* _What to work on_
Return only the lines from the top of the data down to the one that holds "['#1f1f1f', '#e8332a', '#2b1c6b', '#f39a4b']", both included, without any pictures.
"""
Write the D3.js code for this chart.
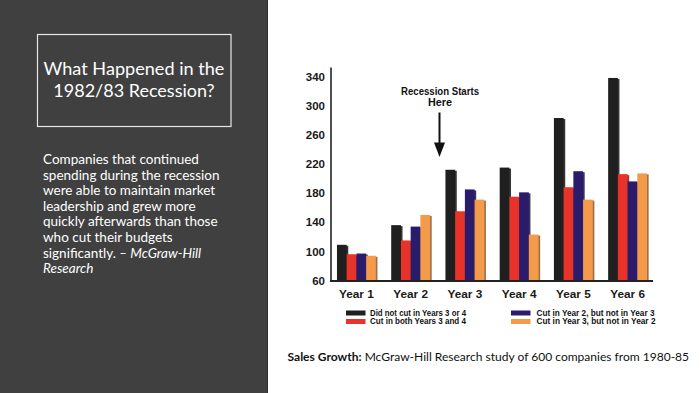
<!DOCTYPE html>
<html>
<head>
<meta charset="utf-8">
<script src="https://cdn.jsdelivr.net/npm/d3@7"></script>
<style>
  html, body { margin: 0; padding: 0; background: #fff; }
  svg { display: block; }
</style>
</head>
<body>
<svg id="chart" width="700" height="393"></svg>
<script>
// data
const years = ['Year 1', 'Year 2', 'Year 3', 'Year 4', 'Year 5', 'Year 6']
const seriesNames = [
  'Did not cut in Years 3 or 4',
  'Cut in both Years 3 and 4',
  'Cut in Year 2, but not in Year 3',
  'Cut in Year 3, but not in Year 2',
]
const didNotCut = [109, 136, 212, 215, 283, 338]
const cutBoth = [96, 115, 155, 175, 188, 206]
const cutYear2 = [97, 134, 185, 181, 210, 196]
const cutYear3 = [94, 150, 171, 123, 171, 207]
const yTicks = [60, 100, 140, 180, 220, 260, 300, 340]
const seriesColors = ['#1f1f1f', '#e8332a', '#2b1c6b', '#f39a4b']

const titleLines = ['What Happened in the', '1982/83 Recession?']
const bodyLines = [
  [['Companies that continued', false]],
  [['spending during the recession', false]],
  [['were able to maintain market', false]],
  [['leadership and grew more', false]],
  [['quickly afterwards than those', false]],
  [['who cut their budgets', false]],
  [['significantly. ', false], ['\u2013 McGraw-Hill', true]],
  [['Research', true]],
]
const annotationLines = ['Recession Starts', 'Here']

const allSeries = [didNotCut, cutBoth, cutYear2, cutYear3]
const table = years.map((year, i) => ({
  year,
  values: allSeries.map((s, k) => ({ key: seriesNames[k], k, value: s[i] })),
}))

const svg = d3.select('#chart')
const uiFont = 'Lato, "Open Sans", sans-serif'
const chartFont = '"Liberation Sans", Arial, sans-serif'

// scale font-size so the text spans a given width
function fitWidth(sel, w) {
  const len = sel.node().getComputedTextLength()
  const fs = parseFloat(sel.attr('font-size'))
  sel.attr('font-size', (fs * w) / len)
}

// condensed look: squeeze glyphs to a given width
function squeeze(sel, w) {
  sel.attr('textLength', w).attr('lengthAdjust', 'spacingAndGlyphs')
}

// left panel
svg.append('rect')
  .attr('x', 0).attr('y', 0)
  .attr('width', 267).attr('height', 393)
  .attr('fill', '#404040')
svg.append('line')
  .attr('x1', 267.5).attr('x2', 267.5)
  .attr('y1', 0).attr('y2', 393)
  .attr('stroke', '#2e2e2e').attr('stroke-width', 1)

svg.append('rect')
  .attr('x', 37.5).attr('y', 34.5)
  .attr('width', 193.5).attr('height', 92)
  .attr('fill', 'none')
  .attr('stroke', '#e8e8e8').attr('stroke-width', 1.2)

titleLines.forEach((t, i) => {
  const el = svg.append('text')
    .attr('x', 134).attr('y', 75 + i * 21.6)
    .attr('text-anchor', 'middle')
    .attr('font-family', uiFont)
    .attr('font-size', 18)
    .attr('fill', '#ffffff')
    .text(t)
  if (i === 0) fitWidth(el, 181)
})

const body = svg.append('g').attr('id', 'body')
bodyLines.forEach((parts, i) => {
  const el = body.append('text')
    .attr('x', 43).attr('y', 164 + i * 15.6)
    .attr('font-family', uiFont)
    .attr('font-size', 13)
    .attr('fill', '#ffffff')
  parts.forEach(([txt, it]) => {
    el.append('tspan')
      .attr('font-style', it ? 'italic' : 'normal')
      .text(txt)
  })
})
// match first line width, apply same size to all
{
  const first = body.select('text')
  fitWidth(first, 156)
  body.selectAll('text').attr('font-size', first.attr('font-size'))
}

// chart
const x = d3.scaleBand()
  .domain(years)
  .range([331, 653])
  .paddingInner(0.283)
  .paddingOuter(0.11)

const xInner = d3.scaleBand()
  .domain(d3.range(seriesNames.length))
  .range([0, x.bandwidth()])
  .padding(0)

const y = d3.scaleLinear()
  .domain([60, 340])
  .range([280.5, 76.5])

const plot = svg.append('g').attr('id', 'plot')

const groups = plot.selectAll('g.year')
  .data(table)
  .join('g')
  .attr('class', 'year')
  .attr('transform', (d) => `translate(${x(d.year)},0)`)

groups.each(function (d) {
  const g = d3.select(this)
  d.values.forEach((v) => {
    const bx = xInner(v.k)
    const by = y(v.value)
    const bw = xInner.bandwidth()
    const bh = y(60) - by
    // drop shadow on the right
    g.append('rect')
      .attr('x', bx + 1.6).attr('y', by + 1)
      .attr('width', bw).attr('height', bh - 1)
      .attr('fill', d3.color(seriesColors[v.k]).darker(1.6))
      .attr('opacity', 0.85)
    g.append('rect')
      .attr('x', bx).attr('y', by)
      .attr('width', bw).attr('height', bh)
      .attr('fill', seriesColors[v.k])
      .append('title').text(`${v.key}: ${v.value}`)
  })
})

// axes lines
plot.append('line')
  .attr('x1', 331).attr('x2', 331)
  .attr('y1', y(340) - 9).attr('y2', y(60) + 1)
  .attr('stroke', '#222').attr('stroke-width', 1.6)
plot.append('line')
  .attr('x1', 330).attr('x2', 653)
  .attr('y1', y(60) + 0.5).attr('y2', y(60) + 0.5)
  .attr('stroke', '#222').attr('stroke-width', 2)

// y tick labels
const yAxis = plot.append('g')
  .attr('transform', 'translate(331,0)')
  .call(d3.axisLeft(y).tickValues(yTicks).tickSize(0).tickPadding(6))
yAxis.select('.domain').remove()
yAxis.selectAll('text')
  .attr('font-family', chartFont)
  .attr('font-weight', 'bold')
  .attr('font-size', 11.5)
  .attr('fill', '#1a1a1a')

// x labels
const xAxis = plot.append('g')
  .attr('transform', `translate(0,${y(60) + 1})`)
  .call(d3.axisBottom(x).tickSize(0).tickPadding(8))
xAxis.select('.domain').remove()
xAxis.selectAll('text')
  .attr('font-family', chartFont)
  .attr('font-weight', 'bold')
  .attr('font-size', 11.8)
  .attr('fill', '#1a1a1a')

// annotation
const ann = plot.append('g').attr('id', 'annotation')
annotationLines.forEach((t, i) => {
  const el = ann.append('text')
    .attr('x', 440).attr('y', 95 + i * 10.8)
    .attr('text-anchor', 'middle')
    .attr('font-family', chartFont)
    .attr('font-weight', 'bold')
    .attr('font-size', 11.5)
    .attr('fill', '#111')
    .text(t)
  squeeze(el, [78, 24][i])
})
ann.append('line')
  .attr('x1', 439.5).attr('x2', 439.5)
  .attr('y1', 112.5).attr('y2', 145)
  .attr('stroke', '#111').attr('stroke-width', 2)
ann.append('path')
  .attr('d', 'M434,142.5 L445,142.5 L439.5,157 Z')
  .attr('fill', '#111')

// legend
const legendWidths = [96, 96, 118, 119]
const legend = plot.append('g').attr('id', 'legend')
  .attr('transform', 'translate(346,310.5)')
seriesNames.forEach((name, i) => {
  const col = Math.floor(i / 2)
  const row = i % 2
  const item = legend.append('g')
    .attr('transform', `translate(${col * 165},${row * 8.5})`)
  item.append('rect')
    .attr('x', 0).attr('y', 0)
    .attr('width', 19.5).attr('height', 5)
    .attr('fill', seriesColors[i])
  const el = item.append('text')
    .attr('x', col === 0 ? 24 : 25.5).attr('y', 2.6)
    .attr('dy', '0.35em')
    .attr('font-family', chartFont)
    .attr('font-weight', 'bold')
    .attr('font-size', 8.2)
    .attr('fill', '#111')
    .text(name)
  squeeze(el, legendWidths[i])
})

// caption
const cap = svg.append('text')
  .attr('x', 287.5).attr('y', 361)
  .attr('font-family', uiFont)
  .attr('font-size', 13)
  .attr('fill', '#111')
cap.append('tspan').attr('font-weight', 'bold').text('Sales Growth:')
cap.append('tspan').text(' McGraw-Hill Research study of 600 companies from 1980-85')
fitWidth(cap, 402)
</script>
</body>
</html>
"""
* _Task solution_
Write the D3.js code for this chart.
<!DOCTYPE html>
<html>
<head>
<meta charset="utf-8">
<script src="https://cdn.jsdelivr.net/npm/d3@7"></script>
<style>
  html, body { margin: 0; padding: 0; background: #fff; }
  svg { display: block; }
</style>
</head>
<body>
<svg id="chart" width="700" height="393"></svg>
<script>
// data
const years = ['Year 1', 'Year 2', 'Year 3', 'Year 4', 'Year 5', 'Year 6']
const seriesNames = [
  'Did not cut in Years 3 or 4',
  'Cut in both Years 3 and 4',
  'Cut in Year 2, but not in Year 3',
  'Cut in Year 3, but not in Year 2',
]
const didNotCut = [109, 136, 212, 215, 283, 338]
const cutBoth = [96, 115, 155, 175, 188, 206]
const cutYear2 = [97, 134, 185, 181, 210, 196]
const cutYear3 = [94, 150, 171, 123, 171, 207]
const yTicks = [60, 100, 140, 180, 220, 260, 300, 340]
const seriesColors = ['#1f1f1f', '#e8332a', '#2b1c6b', '#f39a4b']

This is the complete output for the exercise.